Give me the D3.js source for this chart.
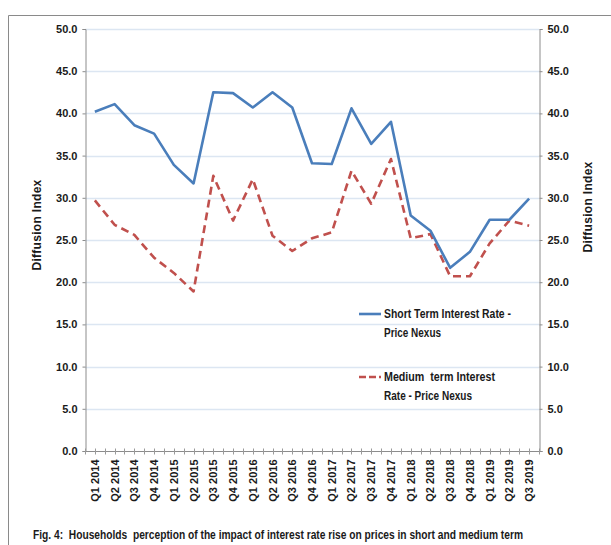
<!DOCTYPE html>
<html><head><meta charset="utf-8">
<script src="https://cdn.jsdelivr.net/npm/d3@7"></script>
<style>
html,body{margin:0;padding:0;background:#fff;}
svg text{font-family:"Liberation Sans Narrow","Arial Narrow","Liberation Sans",Arial,sans-serif;font-weight:bold;fill:#1a1a1a;}
</style></head>
<body><svg id="c" width="611" height="545"></svg>
<script>
const quarters = ["Q1 2014","Q2 2014","Q3 2014","Q4 2014","Q1 2015","Q2 2015","Q3 2015","Q4 2015","Q1 2016","Q2 2016","Q3 2016","Q4 2016","Q1 2017","Q2 2017","Q3 2017","Q4 2017","Q1 2018","Q2 2018","Q3 2018","Q4 2018","Q1 2019","Q2 2019","Q3 2019"];
const shortTerm = [40.2,41.1,38.6,37.6,33.9,31.7,42.5,42.4,40.7,42.5,40.7,34.1,34.0,40.6,36.4,39.0,27.9,26.1,21.7,23.6,27.4,27.4,29.9];
const mediumTerm = [29.7,26.8,25.6,22.9,21.1,18.9,32.6,27.3,32.2,25.5,23.7,25.2,25.9,33.2,29.3,34.6,25.2,25.7,20.7,20.7,24.6,27.3,26.7];
const yTicks = [0,5,10,15,20,25,30,35,40,45,50];
const seriesNames = ["Short Term Interest Rate -|Price Nexus","Medium  term Interest|Rate - Price Nexus"];
const caption = "Fig. 4:  Households  perception of the impact of interest rate rise on prices in short and medium term";

const svg = d3.select("#c");
const L = 85, R = 539, T = 29, B = 451;

// frame
svg.append("path").attr("d","M8.5,546 L8.5,15.5 L612,15.5").attr("fill","none").attr("stroke","#8a8a8a").attr("stroke-width",1);

const x = d3.scaleBand().domain(quarters).range([L,R]).paddingInner(0).paddingOuter(0);
const y = d3.scaleLinear().domain([0,50]).range([B,T]);

// gridlines
svg.append("g").selectAll("line").data(yTicks.filter(d=>d>0)).join("line")
  .attr("x1",L).attr("x2",R).attr("y1",d=>Math.round(y(d))+0.5).attr("y2",d=>Math.round(y(d))+0.5)
  .attr("stroke","#dce6f2").attr("stroke-width",1.5);

// axes
const yl = svg.append("g").attr("transform",`translate(${L+0.5},0)`)
  .call(d3.axisLeft(y).tickValues(yTicks).tickFormat(d3.format(".1f")).tickSize(3).tickPadding(5));
const yr = svg.append("g").attr("transform",`translate(${R+0.5},0)`)
  .call(d3.axisRight(y).tickValues(yTicks).tickFormat(d3.format(".1f")).tickSize(3).tickPadding(5));
[yl,yr].forEach(g=>{
  g.select(".domain").attr("stroke","#8c8c8c");
  g.selectAll(".tick line").attr("stroke","#8c8c8c");
  g.selectAll(".tick text").attr("font-size",11).style("font-family","'Liberation Sans Narrow','Arial Narrow',sans-serif").style("font-weight","bold").attr("fill","#1a1a1a");
});

// x axis
const xa = svg.append("g").attr("transform",`translate(0,${B+0.5})`);
xa.append("line").attr("x1",L).attr("x2",R).attr("stroke","#8c8c8c");
const tickPos = [];
quarters.forEach((q,i)=>{ tickPos.push(x(q)); tickPos.push(x(q)+x.bandwidth()/2); });
tickPos.push(R);
xa.selectAll("line.tk").data(tickPos).join("line").attr("class","tk")
  .attr("x1",d=>Math.round(d)+0.5).attr("x2",d=>Math.round(d)+0.5).attr("y1",-3).attr("y2",3).attr("stroke","#9a9a9a");
xa.selectAll("text").data(quarters).join("text")
  .attr("transform",d=>`translate(${x(d)+x.bandwidth()/2+4},8) rotate(-90)`)
  .attr("text-anchor","end").attr("font-size",11).text(d=>d);

// lines
const line = d3.line().x((d,i)=>x(quarters[i])+x.bandwidth()/2).y(d=>y(d));
svg.append("path").datum(mediumTerm).attr("d",line).attr("fill","none")
  .attr("stroke","#c0504d").attr("stroke-width",2.6).attr("stroke-dasharray","8,5").attr("stroke-linejoin","round");
svg.append("path").datum(shortTerm).attr("d",line).attr("fill","none")
  .attr("stroke","#4a7ebb").attr("stroke-width",2.6).attr("stroke-linejoin","round");

// axis titles
svg.append("text").attr("transform","translate(41,225) rotate(-90)").attr("text-anchor","middle").attr("font-size",12)
  .style("font-family","'Liberation Sans','Arial',sans-serif").style("letter-spacing","0.3px").text("Diffusion Index");
svg.append("text").attr("transform","translate(592,207) rotate(-90)").attr("text-anchor","middle").attr("font-size",12)
  .style("font-family","'Liberation Sans','Arial',sans-serif").style("letter-spacing","0.3px").text("Diffusion Index");

// legend
const leg = [{y:314,color:"#4a7ebb",dash:null,w:[127,57]},{y:377,color:"#c0504d",dash:"7,3",w:[111,88]}];
leg.forEach((l,i)=>{
  svg.append("line").attr("x1",359).attr("x2",381).attr("y1",l.y).attr("y2",l.y)
    .attr("stroke",l.color).attr("stroke-width",2.6).attr("stroke-dasharray",l.dash);
  const parts = seriesNames[i].split("|");
  parts.forEach((p,j)=>{
    svg.append("text").attr("x",384).attr("y",l.y+4+j*19).attr("font-size",12.5)
      .style("white-space","pre").attr("textLength",l.w[j]).attr("lengthAdjust","spacingAndGlyphs").text(p);
  });
});

// caption
svg.append("text").attr("x",33).attr("y",539).attr("font-size",12).style("white-space","pre")
  .attr("textLength",490).attr("lengthAdjust","spacingAndGlyphs").text(caption);
</script></body></html>
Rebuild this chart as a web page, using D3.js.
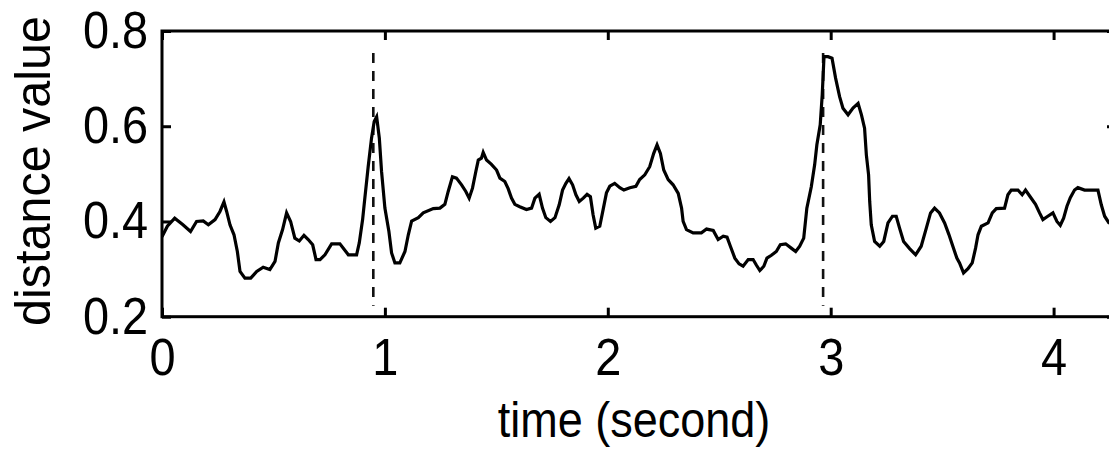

Task instructions => Write out each line of the data exactly; the images should be left out.

Written answer =>
Give me the D3.js source for this chart.
<!DOCTYPE html>
<html><head><meta charset="utf-8">
<script src="https://cdn.jsdelivr.net/npm/d3@7"></script>
<style>
html,body{margin:0;padding:0;background:#fff;}
svg text{font-family:"Liberation Sans Narrow","Arial Narrow","Liberation Sans",Arial,sans-serif;font-weight:bold;fill:#1a1a1a;}
</style></head>
<body><svg id="c" width="611" height="545"></svg>
<script>
const quarters = ["Q1 2014","Q2 2014","Q3 2014","Q4 2014","Q1 2015","Q2 2015","Q3 2015","Q4 2015","Q1 2016","Q2 2016","Q3 2016","Q4 2016","Q1 2017","Q2 2017","Q3 2017","Q4 2017","Q1 2018","Q2 2018","Q3 2018","Q4 2018","Q1 2019","Q2 2019","Q3 2019"];
const shortTerm = [40.2,41.1,38.6,37.6,33.9,31.7,42.5,42.4,40.7,42.5,40.7,34.1,34.0,40.6,36.4,39.0,27.9,26.1,21.7,23.6,27.4,27.4,29.9];
const mediumTerm = [29.7,26.8,25.6,22.9,21.1,18.9,32.6,27.3,32.2,25.5,23.7,25.2,25.9,33.2,29.3,34.6,25.2,25.7,20.7,20.7,24.6,27.3,26.7];
const yTicks = [0,5,10,15,20,25,30,35,40,45,50];
const seriesNames = ["Short Term Interest Rate -|Price Nexus","Medium  term Interest|Rate - Price Nexus"];
const caption = "Fig. 4:  Households  perception of the impact of interest rate rise on prices in short and medium term";

const svg = d3.select("#c");
const L = 85, R = 539, T = 29, B = 451;

// frame
svg.append("path").attr("d","M8.5,546 L8.5,15.5 L612,15.5").attr("fill","none").attr("stroke","#8a8a8a").attr("stroke-width",1);

const x = d3.scaleBand().domain(quarters).range([L,R]).paddingInner(0).paddingOuter(0);
const y = d3.scaleLinear().domain([0,50]).range([B,T]);

// gridlines
svg.append("g").selectAll("line").data(yTicks.filter(d=>d>0)).join("line")
  .attr("x1",L).attr("x2",R).attr("y1",d=>Math.round(y(d))+0.5).attr("y2",d=>Math.round(y(d))+0.5)
  .attr("stroke","#dce6f2").attr("stroke-width",1.5);

// axes
const yl = svg.append("g").attr("transform",`translate(${L+0.5},0)`)
  .call(d3.axisLeft(y).tickValues(yTicks).tickFormat(d3.format(".1f")).tickSize(3).tickPadding(5));
const yr = svg.append("g").attr("transform",`translate(${R+0.5},0)`)
  .call(d3.axisRight(y).tickValues(yTicks).tickFormat(d3.format(".1f")).tickSize(3).tickPadding(5));
[yl,yr].forEach(g=>{
  g.select(".domain").attr("stroke","#8c8c8c");
  g.selectAll(".tick line").attr("stroke","#8c8c8c");
  g.selectAll(".tick text").attr("font-size",11).style("font-family","'Liberation Sans Narrow','Arial Narrow',sans-serif").style("font-weight","bold").attr("fill","#1a1a1a");
});

// x axis
const xa = svg.append("g").attr("transform",`translate(0,${B+0.5})`);
xa.append("line").attr("x1",L).attr("x2",R).attr("stroke","#8c8c8c");
const tickPos = [];
quarters.forEach((q,i)=>{ tickPos.push(x(q)); tickPos.push(x(q)+x.bandwidth()/2); });
tickPos.push(R);
xa.selectAll("line.tk").data(tickPos).join("line").attr("class","tk")
  .attr("x1",d=>Math.round(d)+0.5).attr("x2",d=>Math.round(d)+0.5).attr("y1",-3).attr("y2",3).attr("stroke","#9a9a9a");
xa.selectAll("text").data(quarters).join("text")
  .attr("transform",d=>`translate(${x(d)+x.bandwidth()/2+4},8) rotate(-90)`)
  .attr("text-anchor","end").attr("font-size",11).text(d=>d);

// lines
const line = d3.line().x((d,i)=>x(quarters[i])+x.bandwidth()/2).y(d=>y(d));
svg.append("path").datum(mediumTerm).attr("d",line).attr("fill","none")
  .attr("stroke","#c0504d").attr("stroke-width",2.6).attr("stroke-dasharray","8,5").attr("stroke-linejoin","round");
svg.append("path").datum(shortTerm).attr("d",line).attr("fill","none")
  .attr("stroke","#4a7ebb").attr("stroke-width",2.6).attr("stroke-linejoin","round");

// axis titles
svg.append("text").attr("transform","translate(41,225) rotate(-90)").attr("text-anchor","middle").attr("font-size",12)
  .style("font-family","'Liberation Sans','Arial',sans-serif").style("letter-spacing","0.3px").text("Diffusion Index");
svg.append("text").attr("transform","translate(592,207) rotate(-90)").attr("text-anchor","middle").attr("font-size",12)
  .style("font-family","'Liberation Sans','Arial',sans-serif").style("letter-spacing","0.3px").text("Diffusion Index");

// legend
const leg = [{y:314,color:"#4a7ebb",dash:null,w:[127,57]},{y:377,color:"#c0504d",dash:"7,3",w:[111,88]}];
leg.forEach((l,i)=>{
  svg.append("line").attr("x1",359).attr("x2",381).attr("y1",l.y).attr("y2",l.y)
    .attr("stroke",l.color).attr("stroke-width",2.6).attr("stroke-dasharray",l.dash);
  const parts = seriesNames[i].split("|");
  parts.forEach((p,j)=>{
    svg.append("text").attr("x",384).attr("y",l.y+4+j*19).attr("font-size",12.5)
      .style("white-space","pre").attr("textLength",l.w[j]).attr("lengthAdjust","spacingAndGlyphs").text(p);
  });
});

// caption
svg.append("text").attr("x",33).attr("y",539).attr("font-size",12).style("white-space","pre")
  .attr("textLength",490).attr("lengthAdjust","spacingAndGlyphs").text(caption);
</script></body></html>
Rebuild this chart as a web page, using D3.js.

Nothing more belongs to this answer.